Calor is the trademark name of a major supplier of liquefied petroleum gas (LPG) in the UK. There are two types of petroleum gas: butane and propane. Propane produces a higher temperature when ignited, so is best suited for cooking appliances. Calor LPG is heavier than air while natural gas piped to UK homes is lighter than air as its main constituent is methane. Because of the difference between the types of gas, you cannot use propane for a natural gas hob without converting it.
Look for the manufacturer’s label on your natural gas hob, or check the manufacturer’s instruction manual, to ascertain the name of the manufacturer, the model number and the telephone number. Make a note of the details.

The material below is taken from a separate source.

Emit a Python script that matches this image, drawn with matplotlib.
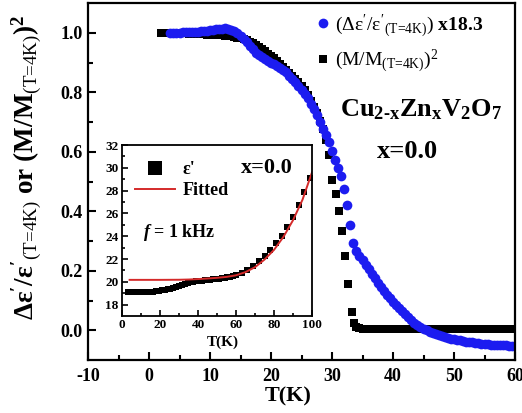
import numpy as np
import matplotlib
matplotlib.use("Agg")
import matplotlib.pyplot as plt

plt.rcParams['font.family'] = 'Liberation Serif'
plt.rcParams['font.weight'] = 'bold'
plt.rcParams['mathtext.fontset'] = 'custom'
plt.rcParams['mathtext.rm'] = 'Liberation Serif:weight=normal'
plt.rcParams['mathtext.it'] = 'Liberation Serif:weight=normal'
plt.rcParams['mathtext.bf'] = 'Liberation Serif:weight=bold'
plt.rcParams['mathtext.sf'] = 'Liberation Serif:style=italic:weight=bold'
plt.rcParams['axes.unicode_minus'] = False

# main panel: dielectric change x18.3 (blue circles)
t_eps = [3.5, 4.0, 4.5, 5.0, 5.5, 6.0, 6.5, 7.0, 7.5, 8.0, 8.5, 9.0, 9.5, 10.0,
         10.5, 11.0, 11.5, 12.0, 12.5, 13.0, 13.5, 14.0, 14.5, 15.0, 15.5, 16.0,
         16.5, 17.0, 17.5, 18.0, 18.5, 19.0, 19.5, 20.0, 20.5, 21.0, 21.5, 22.0,
         22.5, 23.0, 23.5, 24.0, 24.5, 25.0, 25.5, 26.0, 26.5, 27.0, 27.5, 28.0,
         28.5, 29.0, 29.5, 30.0, 30.5,
         31.0, 31.4, 31.9, 32.4, 32.9, 33.5,
         34.0, 34.5, 35.0, 35.5, 36.0, 36.5, 37.0, 37.5, 38.0, 38.5, 39.0, 39.5,
         40.0, 40.5, 41.0, 41.5, 42.0, 42.5, 43.0, 43.5, 44.0, 44.5, 45.0, 45.5,
         46.0, 46.5, 47.0, 47.5, 48.0, 48.5, 49.0, 49.5, 50.0, 50.5, 51.0, 51.5,
         52.0, 52.5, 53.0, 53.5, 54.0, 54.5, 55.0, 55.5, 56.0, 56.5, 57.0, 57.5,
         58.0, 58.5, 59.0, 59.5, 60.0]
d_eps = [1.000, 1.000, 1.000, 1.000, 1.001, 1.001, 1.002, 1.002, 1.003, 1.004,
         1.005, 1.006, 1.007, 1.008, 1.010, 1.012, 1.013, 1.014, 1.015, 1.013,
         1.010, 1.005, 0.998, 0.990, 0.980, 0.968, 0.956, 0.944, 0.933, 0.925,
         0.918, 0.912, 0.906, 0.900, 0.895, 0.889, 0.883, 0.875, 0.867, 0.856,
         0.845, 0.834, 0.822, 0.809, 0.795, 0.779, 0.762, 0.743, 0.722, 0.700,
         0.678, 0.655, 0.632, 0.603, 0.572,
         0.545, 0.520, 0.475, 0.420, 0.355, 0.294,
         0.265, 0.250, 0.235, 0.220, 0.205, 0.190, 0.175, 0.160, 0.145, 0.132,
         0.120, 0.107, 0.095, 0.085, 0.075, 0.065, 0.055, 0.045, 0.035, 0.026,
         0.018, 0.011, 0.005, 0.000, -0.005, -0.009, -0.013, -0.017, -0.020,
         -0.023, -0.025, -0.028, -0.030, -0.032, -0.034, -0.036, -0.038, -0.040,
         -0.041, -0.043, -0.044, -0.045, -0.046, -0.047, -0.048, -0.049, -0.050,
         -0.050, -0.051, -0.051, -0.052, -0.052, -0.053]

# main panel: (M/M(4K))^2 (black squares)
t_mag = [2.0, 2.5, 3.0, 3.5, 4.0, 4.5, 5.0, 5.5, 6.0, 6.5, 7.0, 7.5, 8.0, 8.5,
         9.0, 9.5, 10.0, 10.5, 11.0, 11.5, 12.0, 12.5, 13.0, 13.5, 14.0, 14.5,
         15.0, 15.5, 16.0, 16.5, 17.0, 17.5, 18.0, 18.5, 19.0, 19.5, 20.0, 20.5,
         21.0, 21.5, 22.0, 22.5, 23.0, 23.5, 24.0, 24.5, 25.0, 25.5, 26.0, 26.5,
         27.0, 27.5, 28.0, 28.5, 29.0, 29.5,
         30.0, 30.6, 31.1, 31.7, 32.1, 32.7, 33.2, 33.6, 34.0, 34.5,
         35.0, 35.5, 36.0, 36.5, 37.0, 37.5, 38.0, 38.5, 39.0, 39.5, 40.0, 40.5,
         41.0, 41.5, 42.0, 42.5, 43.0, 43.5, 44.0, 44.5, 45.0, 45.5, 46.0, 46.5,
         47.0, 47.5, 48.0, 48.5, 49.0, 49.5, 50.0, 50.5, 51.0, 51.5, 52.0, 52.5,
         53.0, 53.5, 54.0, 54.5, 55.0, 55.5, 56.0, 56.5, 57.0, 57.5, 58.0, 58.5,
         59.0, 59.5, 60.0]
m2 = [1.000, 1.000, 1.000, 1.000, 1.000, 0.999, 0.999, 0.998, 0.998, 0.997,
      0.997, 0.996, 0.996, 0.995, 0.995, 0.994, 0.994, 0.993, 0.993, 0.992,
      0.991, 0.990, 0.989, 0.988, 0.986, 0.984, 0.982, 0.979, 0.975, 0.970,
      0.965, 0.959, 0.952, 0.945, 0.938, 0.930, 0.922, 0.914, 0.905, 0.896,
      0.886, 0.876, 0.866, 0.856, 0.845, 0.833, 0.820, 0.806, 0.790, 0.772,
      0.752, 0.730, 0.705, 0.675, 0.640, 0.590,
      0.506, 0.459, 0.400, 0.332, 0.248, 0.156, 0.063, 0.024, 0.012, 0.008,
      0.005, 0.004, 0.004, 0.004, 0.004, 0.004, 0.004, 0.004, 0.004, 0.004,
      0.004, 0.004, 0.004, 0.004, 0.004, 0.004, 0.004, 0.004, 0.004, 0.004,
      0.004, 0.004, 0.004, 0.004, 0.004, 0.004, 0.004, 0.004, 0.004, 0.004,
      0.004, 0.004, 0.004, 0.004, 0.004, 0.004, 0.004, 0.004, 0.004, 0.004,
      0.004, 0.004, 0.004, 0.004, 0.004, 0.004, 0.004, 0.004, 0.004, 0.004,
      0.004]

# inset: eps' at 1 kHz and its fit
t_in = [3, 4.5, 6, 7.5, 9, 10.5, 12, 13.5, 15, 16.5, 18, 19.5, 21, 22.5, 24,
        25.5, 27, 28.5, 30, 31.5, 33, 34.5, 36, 37.5, 39, 40.5, 42, 43.5, 45,
        46.5, 48, 49.5, 51, 52.5, 54, 55.5, 57, 58.5, 60, 63, 66, 69, 72, 75,
        78, 81, 84, 87, 90, 93, 96, 99]
eps_in = [19.10, 19.10, 19.10, 19.10, 19.10, 19.10, 19.10, 19.11, 19.12, 19.14,
          19.17, 19.21, 19.25, 19.30, 19.35, 19.40, 19.46, 19.55, 19.66, 19.76,
          19.85, 19.90, 19.95, 20.00, 20.03, 20.07, 20.10, 20.13, 20.16, 20.19,
          20.22, 20.25, 20.28, 20.31, 20.35, 20.39, 20.43, 20.50, 20.58, 20.78,
          21.03, 21.38, 21.80, 22.28, 22.80, 23.40, 24.05, 24.85, 25.70, 26.75,
          27.90, 29.10]
t_fit = [4, 10, 20, 30, 35, 40, 45, 50, 55, 60, 65, 70, 75, 80, 85, 90, 95, 100]
eps_fit = [20.17, 20.17, 20.17, 20.18, 20.20, 20.24, 20.29, 20.35, 20.43, 20.57,
           20.85, 21.28, 21.95, 22.80, 23.95, 25.40, 27.20, 29.60]

fig = plt.figure(figsize=(5.22, 4.13), dpi=100)
ax = fig.add_axes([88/522, 53/413, 427/522, 357/413])

ax.plot(t_mag, m2, 's', color='black', markersize=5.8, markeredgewidth=0,
        label=r"$(M/M_{\text{(T=4K)}})^2$")
ax.plot(t_eps, d_eps, 'o', color='#1c1cf0', markersize=7, markeredgewidth=0,
        label=r"$(\Delta ε'/ε'_{\text{(T=4K)}})$ x18.3")

ax.set_xlim(-10, 60)
ax.set_ylim(-0.1, 1.1)
ax.set_xticks([-10, 0, 10, 20, 30, 40, 50, 60])
ax.set_xticks(np.arange(-5, 60, 10), minor=True)
ax.set_yticks([0.0, 0.2, 0.4, 0.6, 0.8, 1.0])
ax.set_yticks([0.1, 0.3, 0.5, 0.7, 0.9], minor=True)
ax.set_yticklabels(['0.0', '0.2', '0.4', '0.6', '0.8', '1.0'])
ax.tick_params(which='both', direction='in', width=1.5, labelsize=13)
ax.tick_params(axis='x', which='major', length=6, pad=6)
ax.tick_params(axis='y', which='major', length=6, pad=4)
ax.tick_params(which='minor', length=3.5)
for s in ax.spines.values():
    s.set_linewidth(1.6)

ax.set_xlabel('T(K)', fontsize=16, fontweight='bold')
ax.xaxis.set_label_coords(0.468, -0.075)
ax.set_ylabel(r"$\mathbf{\Delta ε'/ε'}_{\text{(T=4K)}}\ \mathbf{or}\ \mathbf{(M/M}_{\text{(T=4K)}}\mathbf{)}^{\mathbf{2}}$",
              fontsize=19.5)
ax.yaxis.set_label_coords(-0.102, 0.54)

h, l = ax.get_legend_handles_labels()
ax.legend(h[::-1], l[::-1], loc='upper left', bbox_to_anchor=(0.527, 0.975),
          frameon=False, fontsize=14, handlelength=1.0, handletextpad=0.15,
          labelspacing=0.45, borderaxespad=0, borderpad=0, numpoints=1)

ax.text(0.590, 0.681, "$\\mathbf{Cu_{2\u2010x}Zn_xV_2O_7}$", transform=ax.transAxes,
        fontsize=19, ha='left', va='baseline')
ax.text(0.747, 0.566, 'x=0.0', transform=ax.transAxes, fontsize=19,
        ha='center', va='baseline', fontweight='bold')

# inset
axi = fig.add_axes([122/522, 97/413, 190/522, 171/413])
axi.plot(t_in, eps_in, 's', color='black', markersize=4.3, markeredgewidth=0, label="ε'")
axi.plot(t_fit, eps_fit, '-', color='#d42a2a', linewidth=1.4, label='Fitted')
axi.set_xlim(0, 100)
axi.set_ylim(17, 32)
axi.set_xticks([0, 20, 40, 60, 80, 100])
axi.set_xticks([10, 30, 50, 70, 90], minor=True)
axi.set_yticks([18, 20, 22, 24, 26, 28, 30, 32])
axi.set_yticks([19, 21, 23, 25, 27, 29, 31], minor=True)
axi.tick_params(which='both', direction='in', width=1.2, labelsize=9.5, pad=2.5)
axi.tick_params(which='major', length=4)
axi.tick_params(which='minor', length=2.5)
for s in axi.spines.values():
    s.set_linewidth(1.3)
axi.set_xlabel('T(K)', fontsize=11, fontweight='bold')
axi.xaxis.set_label_coords(0.53, -0.115)

axi.legend(loc='upper left', bbox_to_anchor=(0.068, 0.905), frameon=False,
           fontsize=13, handlelength=2.2, handletextpad=0.45, labelspacing=0.2,
           borderaxespad=0, borderpad=0, numpoints=1, markerscale=2.3)
axi.text(0.763, 0.866, 'x=0.0', transform=axi.transAxes, fontsize=16,
         ha='center', va='center', fontweight='bold')
axi.text(0.11, 0.49, r"$\mathsf{f}$ = 1 kHz", transform=axi.transAxes, fontsize=13,
         ha='left', va='center', fontweight='bold')

fig.savefig('out.png', dpi=100)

Call the gas hob manufacturer's helpline number you noted earlier. Provide the model number and tell the helpline assistant you want to convert your natural gas hob to Calor. The assistant will tell you whether your particular model can be converted; as not all models can. If he says the model isn’t convertible, there really is little else you can do other than purchase a gas hob that’s made specifically to operate using Calor.
Ask the assistant whether the company sells conversion kits; if so, order one, as it’s the easiest method. If the company doesn’t, check online for gas replacement part suppliers; contact them with your gas hob model details and then order the conversion kit.
Instruct a gas engineer to visit, once your conversion kit has arrived. There are very strict rules regarding gas appliances in the UK, and any work must be undertaken by an engineer registered on the official Gas Safe Register (see Resources).
Arrange you the engineer to visit to convert your natural gas hob to Calor. The process, if undertaken by a qualified gas engineer, takes an hour or so.
Tips & Warnings
- Do not attempt to convert the gas hob yourself unless you are suitably qualified and registered.